| Work to do |
Produce an exact transcription of the listing below, omitting the pictures.

| Data supplied |
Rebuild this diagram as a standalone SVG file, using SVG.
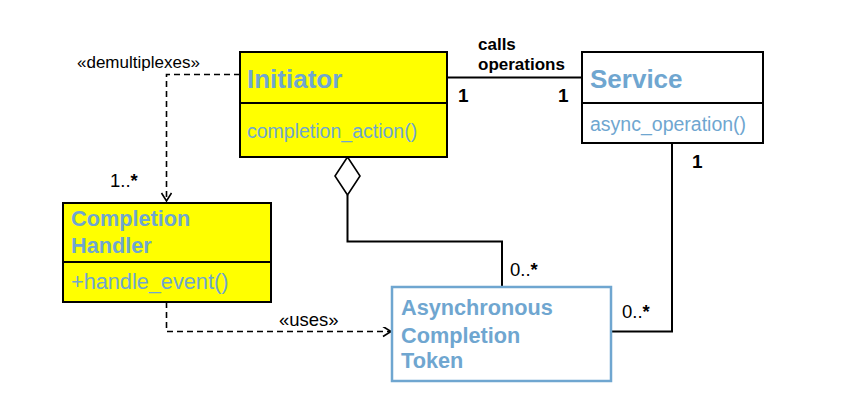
<svg xmlns="http://www.w3.org/2000/svg" width="842" height="415" viewBox="0 0 842 415">
<style>
text{font-family:"Liberation Sans",Arial,sans-serif}
.box{stroke:#000;stroke-width:2}
.yel{fill:#ffff00}
.wht{fill:#fff}
.ttl{fill:#6fa6d0;font-weight:bold}
.op{fill:#6fa6d0}
.ln{fill:none;stroke:#000;stroke-width:2}
.dash{fill:none;stroke:#000;stroke-width:1.6;stroke-dasharray:6 4}
.lbl{fill:#000}
.b{font-weight:bold}
</style>
<defs>
<marker id="open" markerWidth="12" markerHeight="12" refX="9" refY="5" orient="auto" markerUnits="userSpaceOnUse">
<path d="M1,0 L9,5 L1,10" fill="none" stroke="#000" stroke-width="1.6"/>
</marker>
</defs>
<rect width="842" height="415" fill="#fff"/>
<g id="connectors">
<line class="ln" x1="447" y1="77.5" x2="582" y2="77.5"/>
<polyline class="ln" points="672,143 672,331.5 611,331.5"/>
<polygon points="347.5,157 360,176 347.5,195 335,176" fill="#fff" stroke="#000" stroke-width="1.6"/>
<polyline class="ln" points="347.5,195 347.5,241.5 502,241.5 502,287"/>
<polyline class="dash" points="240,74.5 166.5,74.5 166.5,201" marker-end="url(#open)"/>
<polyline class="dash" points="166.5,302 166.5,331.5 391,331.5" marker-end="url(#open)"/>
<text class="lbl b" x="478" y="50" font-size="17">calls</text>
<text class="lbl b" x="478" y="70" font-size="17">operations</text>
<text class="lbl b" x="458" y="102" font-size="19">1</text>
<text class="lbl b" x="558" y="102" font-size="19">1</text>
<text class="lbl b" x="692" y="168" font-size="19">1</text>
<text class="lbl" x="77" y="68" font-size="17">«demultiplexes»</text>
<text class="lbl" x="110" y="187" font-size="18.5">1..<tspan class="b">*</tspan></text>
<text class="lbl" x="279" y="326" font-size="18.5">«uses»</text>
<text class="lbl" x="510" y="276" font-size="18.5">0..<tspan class="b">*</tspan></text>
<text class="lbl" x="622" y="318" font-size="18.5">0..<tspan class="b">*</tspan></text>
</g>
<g id="initiator">
<rect class="box yel" x="240" y="52" width="207" height="105"/>
<line class="box" x1="240" y1="103" x2="447" y2="103"/>
<text class="ttl" x="247" y="88" font-size="26">Initiator</text>
<text class="op" x="247" y="138" font-size="19.5">completion_action()</text>
</g>
<g id="service">
<rect class="box wht" x="582" y="52" width="181" height="91"/>
<line class="box" x1="582" y1="103" x2="763" y2="103"/>
<text class="ttl" x="590" y="87.5" font-size="26">Service</text>
<text class="op" x="590" y="130.5" font-size="19.5">async_operation()</text>
</g>
<g id="completion-handler">
<rect class="box yel" x="63" y="203" width="208" height="99"/>
<line class="box" x1="63" y1="262" x2="271" y2="262"/>
<text class="ttl" x="71" y="226" font-size="21.7">Completion</text>
<text class="ttl" x="71" y="253" font-size="21.7">Handler</text>
<text class="op" x="71" y="289" font-size="21.7">+handle_event()</text>
</g>
<g id="token">
<rect x="392" y="287" width="219" height="94" fill="#fff" stroke="#6fa6d0" stroke-width="2.5"/>
<text class="ttl" x="401" y="315" font-size="21.7">Asynchronous</text>
<text class="ttl" x="401" y="342.5" font-size="21.7">Completion</text>
<text class="ttl" x="401" y="368" font-size="21.7">Token</text>
</g>
</svg>
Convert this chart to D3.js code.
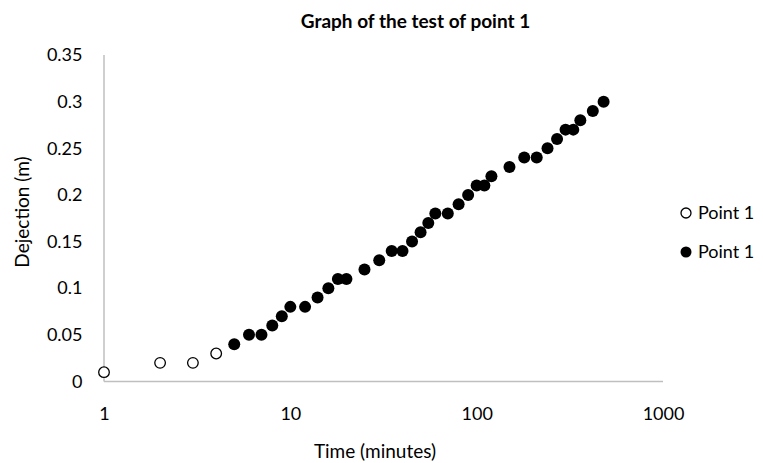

| The answer |
Rebuild this diagram as a standalone SVG file, using SVG.
<svg xmlns="http://www.w3.org/2000/svg" width="842" height="415" viewBox="0 0 842 415">
<style>
text{font-family:"Liberation Sans",Arial,sans-serif}
.box{stroke:#000;stroke-width:2}
.yel{fill:#ffff00}
.wht{fill:#fff}
.ttl{fill:#6fa6d0;font-weight:bold}
.op{fill:#6fa6d0}
.ln{fill:none;stroke:#000;stroke-width:2}
.dash{fill:none;stroke:#000;stroke-width:1.6;stroke-dasharray:6 4}
.lbl{fill:#000}
.b{font-weight:bold}
</style>
<defs>
<marker id="open" markerWidth="12" markerHeight="12" refX="9" refY="5" orient="auto" markerUnits="userSpaceOnUse">
<path d="M1,0 L9,5 L1,10" fill="none" stroke="#000" stroke-width="1.6"/>
</marker>
</defs>
<rect width="842" height="415" fill="#fff"/>
<g id="connectors">
<line class="ln" x1="447" y1="77.5" x2="582" y2="77.5"/>
<polyline class="ln" points="672,143 672,331.5 611,331.5"/>
<polygon points="347.5,157 360,176 347.5,195 335,176" fill="#fff" stroke="#000" stroke-width="1.6"/>
<polyline class="ln" points="347.5,195 347.5,241.5 502,241.5 502,287"/>
<polyline class="dash" points="240,74.5 166.5,74.5 166.5,201" marker-end="url(#open)"/>
<polyline class="dash" points="166.5,302 166.5,331.5 391,331.5" marker-end="url(#open)"/>
<text class="lbl b" x="478" y="50" font-size="17">calls</text>
<text class="lbl b" x="478" y="70" font-size="17">operations</text>
<text class="lbl b" x="458" y="102" font-size="19">1</text>
<text class="lbl b" x="558" y="102" font-size="19">1</text>
<text class="lbl b" x="692" y="168" font-size="19">1</text>
<text class="lbl" x="77" y="68" font-size="17">«demultiplexes»</text>
<text class="lbl" x="110" y="187" font-size="18.5">1..<tspan class="b">*</tspan></text>
<text class="lbl" x="279" y="326" font-size="18.5">«uses»</text>
<text class="lbl" x="510" y="276" font-size="18.5">0..<tspan class="b">*</tspan></text>
<text class="lbl" x="622" y="318" font-size="18.5">0..<tspan class="b">*</tspan></text>
</g>
<g id="initiator">
<rect class="box yel" x="240" y="52" width="207" height="105"/>
<line class="box" x1="240" y1="103" x2="447" y2="103"/>
<text class="ttl" x="247" y="88" font-size="26">Initiator</text>
<text class="op" x="247" y="138" font-size="19.5">completion_action()</text>
</g>
<g id="service">
<rect class="box wht" x="582" y="52" width="181" height="91"/>
<line class="box" x1="582" y1="103" x2="763" y2="103"/>
<text class="ttl" x="590" y="87.5" font-size="26">Service</text>
<text class="op" x="590" y="130.5" font-size="19.5">async_operation()</text>
</g>
<g id="completion-handler">
<rect class="box yel" x="63" y="203" width="208" height="99"/>
<line class="box" x1="63" y1="262" x2="271" y2="262"/>
<text class="ttl" x="71" y="226" font-size="21.7">Completion</text>
<text class="ttl" x="71" y="253" font-size="21.7">Handler</text>
<text class="op" x="71" y="289" font-size="21.7">+handle_event()</text>
</g>
<g id="token">
<rect x="392" y="287" width="219" height="94" fill="#fff" stroke="#6fa6d0" stroke-width="2.5"/>
<text class="ttl" x="401" y="315" font-size="21.7">Asynchronous</text>
<text class="ttl" x="401" y="342.5" font-size="21.7">Completion</text>
<text class="ttl" x="401" y="368" font-size="21.7">Token</text>
</g>
</svg>
Convert this chart to D3.js code.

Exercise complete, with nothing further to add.